> **GOAL**
Copy all of the material exactly. Pictures are not to appear in the copy.

> **RECORDED DATA**
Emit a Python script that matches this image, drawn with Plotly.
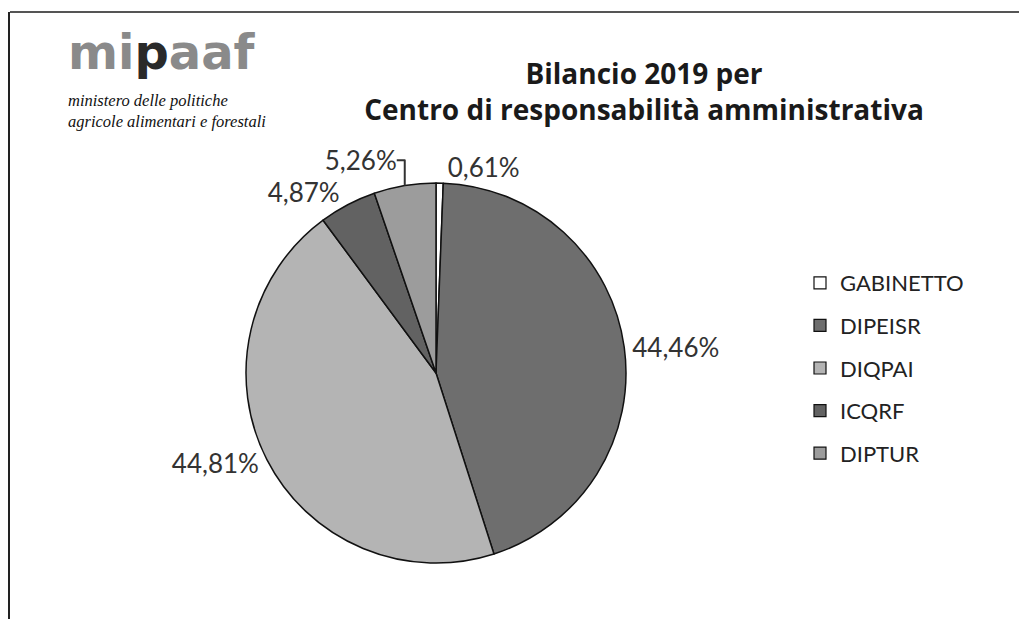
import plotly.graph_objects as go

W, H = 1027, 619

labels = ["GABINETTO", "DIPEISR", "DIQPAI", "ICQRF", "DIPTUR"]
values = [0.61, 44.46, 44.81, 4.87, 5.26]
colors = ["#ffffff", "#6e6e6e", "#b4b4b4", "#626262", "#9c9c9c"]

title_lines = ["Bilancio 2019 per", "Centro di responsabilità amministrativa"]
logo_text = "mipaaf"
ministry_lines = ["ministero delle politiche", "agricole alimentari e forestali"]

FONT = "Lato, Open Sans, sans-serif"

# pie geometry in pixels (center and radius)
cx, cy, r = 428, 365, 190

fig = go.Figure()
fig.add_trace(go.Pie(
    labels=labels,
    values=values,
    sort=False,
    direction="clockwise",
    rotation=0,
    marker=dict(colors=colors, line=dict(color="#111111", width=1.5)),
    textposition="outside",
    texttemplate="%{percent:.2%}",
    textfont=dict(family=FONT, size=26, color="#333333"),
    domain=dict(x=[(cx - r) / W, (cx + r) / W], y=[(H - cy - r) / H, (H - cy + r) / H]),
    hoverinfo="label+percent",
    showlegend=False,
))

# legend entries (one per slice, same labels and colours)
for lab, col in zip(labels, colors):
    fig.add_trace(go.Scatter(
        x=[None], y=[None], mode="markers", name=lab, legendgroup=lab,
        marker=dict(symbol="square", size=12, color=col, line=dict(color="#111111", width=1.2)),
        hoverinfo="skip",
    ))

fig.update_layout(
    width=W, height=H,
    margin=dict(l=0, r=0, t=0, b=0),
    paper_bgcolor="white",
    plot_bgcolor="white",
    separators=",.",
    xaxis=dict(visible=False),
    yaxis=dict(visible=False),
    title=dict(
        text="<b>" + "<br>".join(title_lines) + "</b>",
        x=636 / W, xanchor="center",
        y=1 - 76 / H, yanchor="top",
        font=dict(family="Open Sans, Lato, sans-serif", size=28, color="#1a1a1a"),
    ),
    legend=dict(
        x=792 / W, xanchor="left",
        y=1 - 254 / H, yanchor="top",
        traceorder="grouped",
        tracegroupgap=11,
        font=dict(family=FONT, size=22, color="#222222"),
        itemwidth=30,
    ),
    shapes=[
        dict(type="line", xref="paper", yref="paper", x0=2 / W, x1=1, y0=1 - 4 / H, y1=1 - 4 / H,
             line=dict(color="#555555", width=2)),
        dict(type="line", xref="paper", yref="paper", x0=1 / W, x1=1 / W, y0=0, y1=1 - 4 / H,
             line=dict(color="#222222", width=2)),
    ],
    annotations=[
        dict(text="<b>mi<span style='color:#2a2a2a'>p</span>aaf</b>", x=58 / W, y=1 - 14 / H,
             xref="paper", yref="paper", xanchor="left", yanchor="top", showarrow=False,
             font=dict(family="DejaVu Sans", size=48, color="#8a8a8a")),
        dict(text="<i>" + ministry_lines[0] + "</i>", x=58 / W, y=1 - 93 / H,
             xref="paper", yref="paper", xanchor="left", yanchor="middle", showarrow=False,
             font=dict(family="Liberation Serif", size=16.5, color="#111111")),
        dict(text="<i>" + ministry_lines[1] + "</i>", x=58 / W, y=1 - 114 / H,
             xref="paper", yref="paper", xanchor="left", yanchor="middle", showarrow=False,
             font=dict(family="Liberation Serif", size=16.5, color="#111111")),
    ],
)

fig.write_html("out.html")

> **SOLUTION FOR THIS PROBLEM**
Emit a Python script that matches this image, drawn with Plotly.
import plotly.graph_objects as go

W, H = 1027, 619

labels = ["GABINETTO", "DIPEISR", "DIQPAI", "ICQRF", "DIPTUR"]
values = [0.61, 44.46, 44.81, 4.87, 5.26]
colors = ["#ffffff", "#6e6e6e", "#b4b4b4", "#626262", "#9c9c9c"]

title_lines = ["Bilancio 2019 per", "Centro di responsabilità amministrativa"]
logo_text = "mipaaf"
ministry_lines = ["ministero delle politiche", "agricole alimentari e forestali"]

FONT = "Lato, Open Sans, sans-serif"

# pie geometry in pixels (center and radius)
cx, cy, r = 428, 365, 190

fig = go.Figure()
fig.add_trace(go.Pie(
    labels=labels,
    values=values,
    sort=False,
    direction="clockwise",
    rotation=0,
    marker=dict(colors=colors, line=dict(color="#111111", width=1.5)),
    textposition="outside",
    texttemplate="%{percent:.2%}",
    textfont=dict(family=FONT, size=26, color="#333333"),
    domain=dict(x=[(cx - r) / W, (cx + r) / W], y=[(H - cy - r) / H, (H - cy + r) / H]),
    hoverinfo="label+percent",
    showlegend=False,
))

# legend entries (one per slice, same labels and colours)
for lab, col in zip(labels, colors):
    fig.add_trace(go.Scatter(
        x=[None], y=[None], mode="markers", name=lab, legendgroup=lab,
        marker=dict(symbol="square", size=12, color=col, line=dict(color="#111111", width=1.2)),
        hoverinfo="skip",
    ))

fig.update_layout(
    width=W, height=H,
    margin=dict(l=0, r=0, t=0, b=0),
    paper_bgcolor="white",
    plot_bgcolor="white",
    separators=",.",
    xaxis=dict(visible=False),
    yaxis=dict(visible=False),
    title=dict(
        text="<b>" + "<br>".join(title_lines) + "</b>",
        x=636 / W, xanchor="center",
        y=1 - 76 / H, yanchor="top",
        font=dict(family="Open Sans, Lato, sans-serif", size=28, color="#1a1a1a"),
    ),
    legend=dict(
        x=792 / W, xanchor="left",
        y=1 - 254 / H, yanchor="top",
        traceorder="grouped",
        tracegroupgap=11,
        font=dict(family=FONT, size=22, color="#222222"),
        itemwidth=30,
    ),
    shapes=[
        dict(type="line", xref="paper", yref="paper", x0=2 / W, x1=1, y0=1 - 4 / H, y1=1 - 4 / H,
             line=dict(color="#555555", width=2)),
        dict(type="line", xref="paper", yref="paper", x0=1 / W, x1=1 / W, y0=0, y1=1 - 4 / H,
             line=dict(color="#222222", width=2)),
    ],
    annotations=[
        dict(text="<b>mi<span style='color:#2a2a2a'>p</span>aaf</b>", x=58 / W, y=1 - 14 / H,
             xref="paper", yref="paper", xanchor="left", yanchor="top", showarrow=False,
             font=dict(family="DejaVu Sans", size=48, color="#8a8a8a")),
        dict(text="<i>" + ministry_lines[0] + "</i>", x=58 / W, y=1 - 93 / H,
             xref="paper", yref="paper", xanchor="left", yanchor="middle", showarrow=False,
             font=dict(family="Liberation Serif", size=16.5, color="#111111")),
        dict(text="<i>" + ministry_lines[1] + "</i>", x=58 / W, y=1 - 114 / H,
             xref="paper", yref="paper", xanchor="left", yanchor="middle", showarrow=False,
             font=dict(family="Liberation Serif", size=16.5, color="#111111")),
    ],
)

fig.write_html("out.html")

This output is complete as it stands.